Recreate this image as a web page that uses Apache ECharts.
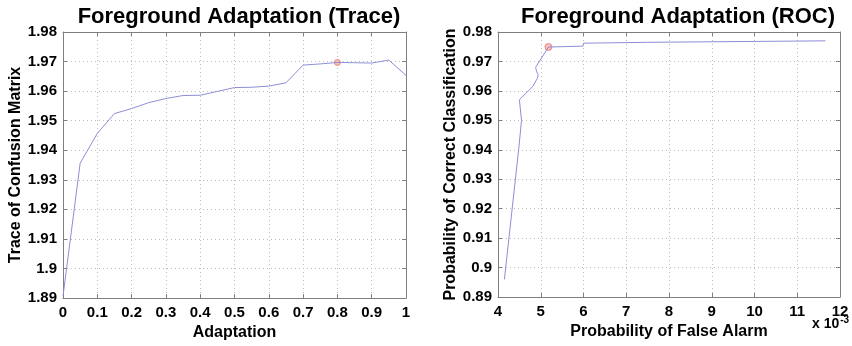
<!DOCTYPE html>
<html>
<head>
<meta charset="utf-8">
<script src="https://cdn.jsdelivr.net/npm/echarts@6/dist/echarts.min.js"></script>
<style>
  html, body { margin: 0; padding: 0; background: #fff; }
  #chart { width: 852px; height: 346px; }
</style>
</head>
<body>
<div id="chart"></div>
<script>
// Trace of the confusion matrix versus the foreground adaptation rate
const adaptation = [0, 0.05, 0.1, 0.15, 0.2, 0.25, 0.3, 0.35, 0.4, 0.45, 0.5,
                    0.55, 0.6, 0.65, 0.7, 0.75, 0.8, 0.85, 0.9, 0.95, 1];
const traceOfConfusion = [1.8906, 1.9356, 1.9457, 1.9524, 1.9541, 1.9561, 1.9575,
                          1.9585, 1.9586, 1.9599, 1.9612, 1.9613, 1.9617, 1.9628,
                          1.9688, 1.9692, 1.9697, 1.9696, 1.9695, 1.9705, 1.9653];
const chosenAdaptation = 0.8;

// ROC curve: false alarm probability (in units of 1e-3) vs correct classification
const falseAlarmE3 = [4.15, 4.49, 4.55, 4.50, 4.82, 4.87, 4.92, 4.94, 4.90, 4.88,
                      5.18, 5.99, 6.00, 7.50, 10.00, 11.66];
const correctClass = [0.8960, 0.9410, 0.9500, 0.9570, 0.9616, 0.9630, 0.9642, 0.9655,
                      0.9667, 0.9680, 0.9749, 0.9752, 0.9762, 0.9765, 0.9768, 0.9770];
const chosenRocIndex = 10;

// Tick settings
const traceTicks = { min: 1.89, max: 1.98, interval: 0.01 };
const adaptTicks = { min: 0, max: 1, interval: 0.1 };
const pccTicks = { min: 0.89, max: 0.98, interval: 0.01 };
const pfaTicks = { min: 4, max: 12, interval: 1 };

const FONT = '"Liberation Sans", Arial, Helvetica, sans-serif';
const FRAME = '#7f7f7f';
const LINE = '#8e8ed6';

const fmt = v => String(+(+v).toFixed(2));

function mainAxis(ticks, gridIndex, position, name, nameGap, labelMargin) {
  return {
    type: 'value', gridIndex, position,
    min: ticks.min, max: ticks.max, interval: ticks.interval,
    name, nameLocation: 'middle', nameGap,
    nameTextStyle: { fontFamily: FONT, fontWeight: 'bold', fontSize: 16, color: '#000' },
    axisLine: { show: true, onZero: false, lineStyle: { color: FRAME, width: 1 } },
    axisTick: { show: true, inside: true, length: 4, lineStyle: { color: FRAME } },
    axisLabel: { fontFamily: FONT, fontWeight: 'bold', fontSize: 15, color: '#000',
                 margin: labelMargin, formatter: fmt, showMinLabel: true, showMaxLabel: true },
    splitLine: { show: true, lineStyle: { color: '#bdbdbd', type: [1, 3], width: 1 } }
  };
}

function frameAxis(ticks, gridIndex, position) {
  return {
    type: 'value', gridIndex, position,
    min: ticks.min, max: ticks.max, interval: ticks.interval,
    axisLine: { show: true, onZero: false, lineStyle: { color: FRAME, width: 1 } },
    axisTick: { show: true, inside: true, length: 4, lineStyle: { color: FRAME } },
    axisLabel: { show: false },
    splitLine: { show: false }
  };
}

const chart = echarts.init(document.getElementById('chart'), null, { renderer: 'canvas' });

const chosenIdx = adaptation.indexOf(chosenAdaptation);

chart.setOption({
  animation: false,
  backgroundColor: '#fff',
  title: [
    { text: 'Foreground Adaptation (Trace)', left: 234, top: 1, textAlign: 'center',
      textStyle: { fontFamily: FONT, fontWeight: 'bold', fontSize: 22, color: '#000' } },
    { text: 'Foreground Adaptation (ROC)', left: 673, top: 1, textAlign: 'center',
      textStyle: { fontFamily: FONT, fontWeight: 'bold', fontSize: 22, color: '#000' } }
  ],
  grid: [
    { left: 63, top: 32, width: 343, height: 268 },
    { left: 498, top: 32, width: 342, height: 265 }
  ],
  xAxis: [
    mainAxis(adaptTicks, 0, 'bottom', 'Adaptation', 27, 7),
    frameAxis(adaptTicks, 0, 'top'),
    mainAxis(pfaTicks, 1, 'bottom', 'Probability of False Alarm', 25, 7),
    frameAxis(pfaTicks, 1, 'top')
  ],
  yAxis: [
    mainAxis(traceTicks, 0, 'left', 'Trace of Confusion Matrix', 38, 6),
    frameAxis(traceTicks, 0, 'right'),
    mainAxis(pccTicks, 1, 'left', 'Probability of Correct Classification', 38, 6),
    frameAxis(pccTicks, 1, 'right')
  ],
  graphic: [
    { type: 'text', left: 812, top: 315,
      style: { text: 'x 10{sup|-3}', fontFamily: FONT, fontWeight: 'bold', fontSize: 14, fill: '#000',
               rich: { sup: { fontFamily: FONT, fontWeight: 'bold', fontSize: 10, fill: '#000',
                              verticalAlign: 'top', padding: [0, 0, 8, 1] } } } }
  ],
  series: [
    { type: 'line', xAxisIndex: 0, yAxisIndex: 0, showSymbol: false, silent: true,
      lineStyle: { color: LINE, width: 1 },
      data: adaptation.map((a, i) => [a, traceOfConfusion[i]]) },
    { type: 'scatter', xAxisIndex: 0, yAxisIndex: 0, symbolSize: 6, silent: true,
      itemStyle: { color: '#f6b0a8', borderColor: '#e8786e', borderWidth: 1 },
      data: [[adaptation[chosenIdx], traceOfConfusion[chosenIdx]]] },
    { type: 'line', xAxisIndex: 2, yAxisIndex: 2, showSymbol: false, silent: true,
      lineStyle: { color: LINE, width: 1 },
      data: falseAlarmE3.map((p, i) => [p, correctClass[i]]) },
    { type: 'scatter', xAxisIndex: 2, yAxisIndex: 2, symbolSize: 7, silent: true,
      itemStyle: { color: '#f6b0a8', borderColor: '#e8786e', borderWidth: 1 },
      data: [[falseAlarmE3[chosenRocIndex], correctClass[chosenRocIndex]]] }
  ]
});
</script>
</body>
</html>
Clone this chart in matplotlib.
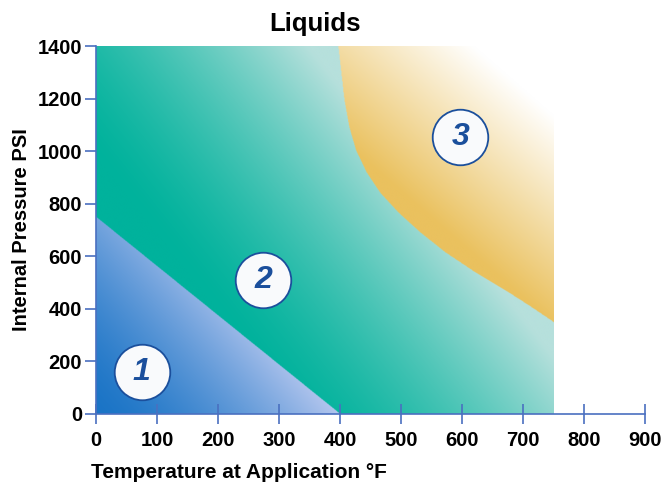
----
_What the task requires:_ Transcribe all of the material exactly, leaving out whatever pictures it contains.

_Output below:_
Recreate this image as a web page that uses Apache ECharts.
<!DOCTYPE html>
<html>
<head>
<meta charset="utf-8">
<script src="https://cdn.jsdelivr.net/npm/echarts@6/dist/echarts.min.js"></script>
<style>
  html, body { margin: 0; padding: 0; background: #fff; }
  #chart { width: 852px; height: 346px; }
</style>
</head>
<body>
<div id="chart"></div>
<script>
// Trace of the confusion matrix versus the foreground adaptation rate
const adaptation = [0, 0.05, 0.1, 0.15, 0.2, 0.25, 0.3, 0.35, 0.4, 0.45, 0.5,
                    0.55, 0.6, 0.65, 0.7, 0.75, 0.8, 0.85, 0.9, 0.95, 1];
const traceOfConfusion = [1.8906, 1.9356, 1.9457, 1.9524, 1.9541, 1.9561, 1.9575,
                          1.9585, 1.9586, 1.9599, 1.9612, 1.9613, 1.9617, 1.9628,
                          1.9688, 1.9692, 1.9697, 1.9696, 1.9695, 1.9705, 1.9653];
const chosenAdaptation = 0.8;

// ROC curve: false alarm probability (in units of 1e-3) vs correct classification
const falseAlarmE3 = [4.15, 4.49, 4.55, 4.50, 4.82, 4.87, 4.92, 4.94, 4.90, 4.88,
                      5.18, 5.99, 6.00, 7.50, 10.00, 11.66];
const correctClass = [0.8960, 0.9410, 0.9500, 0.9570, 0.9616, 0.9630, 0.9642, 0.9655,
                      0.9667, 0.9680, 0.9749, 0.9752, 0.9762, 0.9765, 0.9768, 0.9770];
const chosenRocIndex = 10;

// Tick settings
const traceTicks = { min: 1.89, max: 1.98, interval: 0.01 };
const adaptTicks = { min: 0, max: 1, interval: 0.1 };
const pccTicks = { min: 0.89, max: 0.98, interval: 0.01 };
const pfaTicks = { min: 4, max: 12, interval: 1 };

const FONT = '"Liberation Sans", Arial, Helvetica, sans-serif';
const FRAME = '#7f7f7f';
const LINE = '#8e8ed6';

const fmt = v => String(+(+v).toFixed(2));

function mainAxis(ticks, gridIndex, position, name, nameGap, labelMargin) {
  return {
    type: 'value', gridIndex, position,
    min: ticks.min, max: ticks.max, interval: ticks.interval,
    name, nameLocation: 'middle', nameGap,
    nameTextStyle: { fontFamily: FONT, fontWeight: 'bold', fontSize: 16, color: '#000' },
    axisLine: { show: true, onZero: false, lineStyle: { color: FRAME, width: 1 } },
    axisTick: { show: true, inside: true, length: 4, lineStyle: { color: FRAME } },
    axisLabel: { fontFamily: FONT, fontWeight: 'bold', fontSize: 15, color: '#000',
                 margin: labelMargin, formatter: fmt, showMinLabel: true, showMaxLabel: true },
    splitLine: { show: true, lineStyle: { color: '#bdbdbd', type: [1, 3], width: 1 } }
  };
}

function frameAxis(ticks, gridIndex, position) {
  return {
    type: 'value', gridIndex, position,
    min: ticks.min, max: ticks.max, interval: ticks.interval,
    axisLine: { show: true, onZero: false, lineStyle: { color: FRAME, width: 1 } },
    axisTick: { show: true, inside: true, length: 4, lineStyle: { color: FRAME } },
    axisLabel: { show: false },
    splitLine: { show: false }
  };
}

const chart = echarts.init(document.getElementById('chart'), null, { renderer: 'canvas' });

const chosenIdx = adaptation.indexOf(chosenAdaptation);

chart.setOption({
  animation: false,
  backgroundColor: '#fff',
  title: [
    { text: 'Foreground Adaptation (Trace)', left: 234, top: 1, textAlign: 'center',
      textStyle: { fontFamily: FONT, fontWeight: 'bold', fontSize: 22, color: '#000' } },
    { text: 'Foreground Adaptation (ROC)', left: 673, top: 1, textAlign: 'center',
      textStyle: { fontFamily: FONT, fontWeight: 'bold', fontSize: 22, color: '#000' } }
  ],
  grid: [
    { left: 63, top: 32, width: 343, height: 268 },
    { left: 498, top: 32, width: 342, height: 265 }
  ],
  xAxis: [
    mainAxis(adaptTicks, 0, 'bottom', 'Adaptation', 27, 7),
    frameAxis(adaptTicks, 0, 'top'),
    mainAxis(pfaTicks, 1, 'bottom', 'Probability of False Alarm', 25, 7),
    frameAxis(pfaTicks, 1, 'top')
  ],
  yAxis: [
    mainAxis(traceTicks, 0, 'left', 'Trace of Confusion Matrix', 38, 6),
    frameAxis(traceTicks, 0, 'right'),
    mainAxis(pccTicks, 1, 'left', 'Probability of Correct Classification', 38, 6),
    frameAxis(pccTicks, 1, 'right')
  ],
  graphic: [
    { type: 'text', left: 812, top: 315,
      style: { text: 'x 10{sup|-3}', fontFamily: FONT, fontWeight: 'bold', fontSize: 14, fill: '#000',
               rich: { sup: { fontFamily: FONT, fontWeight: 'bold', fontSize: 10, fill: '#000',
                              verticalAlign: 'top', padding: [0, 0, 8, 1] } } } }
  ],
  series: [
    { type: 'line', xAxisIndex: 0, yAxisIndex: 0, showSymbol: false, silent: true,
      lineStyle: { color: LINE, width: 1 },
      data: adaptation.map((a, i) => [a, traceOfConfusion[i]]) },
    { type: 'scatter', xAxisIndex: 0, yAxisIndex: 0, symbolSize: 6, silent: true,
      itemStyle: { color: '#f6b0a8', borderColor: '#e8786e', borderWidth: 1 },
      data: [[adaptation[chosenIdx], traceOfConfusion[chosenIdx]]] },
    { type: 'line', xAxisIndex: 2, yAxisIndex: 2, showSymbol: false, silent: true,
      lineStyle: { color: LINE, width: 1 },
      data: falseAlarmE3.map((p, i) => [p, correctClass[i]]) },
    { type: 'scatter', xAxisIndex: 2, yAxisIndex: 2, symbolSize: 7, silent: true,
      itemStyle: { color: '#f6b0a8', borderColor: '#e8786e', borderWidth: 1 },
      data: [[falseAlarmE3[chosenRocIndex], correctClass[chosenRocIndex]]] }
  ]
});
</script>
</body>
</html>
Clone this chart in matplotlib.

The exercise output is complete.